§ **Supplied data**
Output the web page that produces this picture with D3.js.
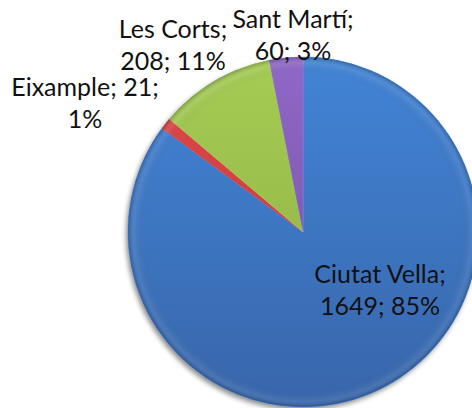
<!DOCTYPE html>
<html>
<head>
<meta charset="utf-8">
<script src="https://cdn.jsdelivr.net/npm/d3@7"></script>
<style>
  html, body { margin: 0; padding: 0; background: #fff; }
  svg { display: block; }
  text { font-family: Lato, "Open Sans", sans-serif; fill: #111; }
</style>
</head>
<body>
<svg width="472" height="408"></svg>
<script>
// data
var districts = ["Ciutat Vella", "Eixample", "Les Corts", "Sant Martí"];
var counts = [1649, 21, 208, 60];
var percents = ["85%", "1%", "11%", "3%"];
var topColors = ["#4284d6", "#e04848", "#a6cc55", "#9068c8"];
var bottomColors = ["#3866ab", "#b83a36", "#8aad3f", "#6f4d9a"];

var width = 472, height = 408;
var cx = 303, cy = 232, radius = 175;

var svg = d3.select("svg");
var defs = svg.append("defs");

// vertical shading for each slice (coords relative to pie centre)
districts.forEach(function(d, i) {
  var g = defs.append("linearGradient")
    .attr("id", "grad" + i)
    .attr("gradientUnits", "userSpaceOnUse")
    .attr("x1", 0).attr("y1", -radius)
    .attr("x2", 0).attr("y2", radius);
  g.append("stop").attr("offset", "0%").attr("stop-color", topColors[i]);
  g.append("stop").attr("offset", "100%").attr("stop-color", bottomColors[i]);
});

// darker rim like the excel bevel
var rim = defs.append("radialGradient")
  .attr("id", "rim")
  .attr("gradientUnits", "userSpaceOnUse")
  .attr("cx", 0).attr("cy", 0).attr("r", radius);
rim.append("stop").attr("offset", "0.9").attr("stop-color", "#000").attr("stop-opacity", 0);
rim.append("stop").attr("offset", "0.965").attr("stop-color", "#fff").attr("stop-opacity", 0.08);
rim.append("stop").attr("offset", "1").attr("stop-color", "#000").attr("stop-opacity", 0.22);

var shadow = defs.append("filter").attr("id", "shadow")
  .attr("x", "-20%").attr("y", "-20%").attr("width", "140%").attr("height", "140%");
shadow.append("feGaussianBlur").attr("in", "SourceAlpha").attr("stdDeviation", 2.5);
shadow.append("feOffset").attr("dx", -2).attr("dy", 3).attr("result", "b");
shadow.append("feComponentTransfer").append("feFuncA").attr("type", "linear").attr("slope", 0.45);
var merge = shadow.append("feMerge");
merge.append("feMergeNode");
merge.append("feMergeNode").attr("in", "SourceGraphic");

var rows = districts.map(function(d, i) {
  return { name: d, value: counts[i], pct: percents[i], idx: i };
});

var pie = d3.pie().sort(null).value(function(d) { return d.value; });
var arcs = pie(rows);
var arc = d3.arc().innerRadius(0).outerRadius(radius);

var g = svg.append("g").attr("transform", "translate(" + cx + "," + cy + ")");

g.append("circle").attr("r", radius).attr("fill", "#3866ab")
  .attr("filter", "url(#shadow)");

g.selectAll(".slice")
  .data(arcs)
  .enter().append("path")
  .attr("class", "slice")
  .attr("d", arc)
  .attr("fill", function(d) { return "url(#grad" + d.data.idx + ")"; })
  .attr("stroke", function(d) { return d3.color(topColors[d.data.idx]).brighter(0.4); })
  .attr("stroke-width", 0.8)
  .attr("stroke-opacity", 0.6);

g.append("circle").attr("r", radius).attr("fill", "url(#rim)");

// label positions (line centres, first baseline)
var labelPos = [
  { x: 380, y: 283 },
  { x: 85, y: 96 },
  { x: 173, y: 38 },
  { x: 293, y: 28 }
];
var lines = [
  ["Ciutat Vella;", "1649; 85%"],
  ["Eixample; 21;", "1%"],
  ["Les Corts;", "208; 11%"],
  ["Sant Martí;", "60; 3%"]
];

rows.forEach(function(r, i) {
  var t = svg.append("text")
    .attr("text-anchor", "middle")
    .attr("font-size", 25);
  lines[i].forEach(function(s, j) {
    t.append("tspan")
      .attr("x", labelPos[i].x)
      .attr("y", labelPos[i].y + j * 31.5)
      .text(s);
  });
});
</script>
</body>
</html>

§ **Work required**
Output the data exactly. Pictures don't belong in the result.

§ **Final result**
Output the web page that produces this picture with D3.js.
<!DOCTYPE html>
<html>
<head>
<meta charset="utf-8">
<script src="https://cdn.jsdelivr.net/npm/d3@7"></script>
<style>
  html, body { margin: 0; padding: 0; background: #fff; }
  svg { display: block; }
  text { font-family: Lato, "Open Sans", sans-serif; fill: #111; }
</style>
</head>
<body>
<svg width="472" height="408"></svg>
<script>
// data
var districts = ["Ciutat Vella", "Eixample", "Les Corts", "Sant Martí"];
var counts = [1649, 21, 208, 60];
var percents = ["85%", "1%", "11%", "3%"];
var topColors = ["#4284d6", "#e04848", "#a6cc55", "#9068c8"];
var bottomColors = ["#3866ab", "#b83a36", "#8aad3f", "#6f4d9a"];

var width = 472, height = 408;
var cx = 303, cy = 232, radius = 175;

var svg = d3.select("svg");
var defs = svg.append("defs");

// vertical shading for each slice (coords relative to pie centre)
districts.forEach(function(d, i) {
  var g = defs.append("linearGradient")
    .attr("id", "grad" + i)
    .attr("gradientUnits", "userSpaceOnUse")
    .attr("x1", 0).attr("y1", -radius)
    .attr("x2", 0).attr("y2", radius);
  g.append("stop").attr("offset", "0%").attr("stop-color", topColors[i]);
  g.append("stop").attr("offset", "100%").attr("stop-color", bottomColors[i]);
});

// darker rim like the excel bevel
var rim = defs.append("radialGradient")
  .attr("id", "rim")
  .attr("gradientUnits", "userSpaceOnUse")
  .attr("cx", 0).attr("cy", 0).attr("r", radius);
rim.append("stop").attr("offset", "0.9").attr("stop-color", "#000").attr("stop-opacity", 0);
rim.append("stop").attr("offset", "0.965").attr("stop-color", "#fff").attr("stop-opacity", 0.08);
rim.append("stop").attr("offset", "1").attr("stop-color", "#000").attr("stop-opacity", 0.22);

var shadow = defs.append("filter").attr("id", "shadow")
  .attr("x", "-20%").attr("y", "-20%").attr("width", "140%").attr("height", "140%");
shadow.append("feGaussianBlur").attr("in", "SourceAlpha").attr("stdDeviation", 2.5);
shadow.append("feOffset").attr("dx", -2).attr("dy", 3).attr("result", "b");
shadow.append("feComponentTransfer").append("feFuncA").attr("type", "linear").attr("slope", 0.45);
var merge = shadow.append("feMerge");
merge.append("feMergeNode");
merge.append("feMergeNode").attr("in", "SourceGraphic");

var rows = districts.map(function(d, i) {
  return { name: d, value: counts[i], pct: percents[i], idx: i };
});

var pie = d3.pie().sort(null).value(function(d) { return d.value; });
var arcs = pie(rows);
var arc = d3.arc().innerRadius(0).outerRadius(radius);

var g = svg.append("g").attr("transform", "translate(" + cx + "," + cy + ")");

g.append("circle").attr("r", radius).attr("fill", "#3866ab")
  .attr("filter", "url(#shadow)");

g.selectAll(".slice")
  .data(arcs)
  .enter().append("path")
  .attr("class", "slice")
  .attr("d", arc)
  .attr("fill", function(d) { return "url(#grad" + d.data.idx + ")"; })
  .attr("stroke", function(d) { return d3.color(topColors[d.data.idx]).brighter(0.4); })
  .attr("stroke-width", 0.8)
  .attr("stroke-opacity", 0.6);

g.append("circle").attr("r", radius).attr("fill", "url(#rim)");

// label positions (line centres, first baseline)
var labelPos = [
  { x: 380, y: 283 },
  { x: 85, y: 96 },
  { x: 173, y: 38 },
  { x: 293, y: 28 }
];
var lines = [
  ["Ciutat Vella;", "1649; 85%"],
  ["Eixample; 21;", "1%"],
  ["Les Corts;", "208; 11%"],
  ["Sant Martí;", "60; 3%"]
];

rows.forEach(function(r, i) {
  var t = svg.append("text")
    .attr("text-anchor", "middle")
    .attr("font-size", 25);
  lines[i].forEach(function(s, j) {
    t.append("tspan")
      .attr("x", labelPos[i].x)
      .attr("y", labelPos[i].y + j * 31.5)
      .text(s);
  });
});
</script>
</body>
</html>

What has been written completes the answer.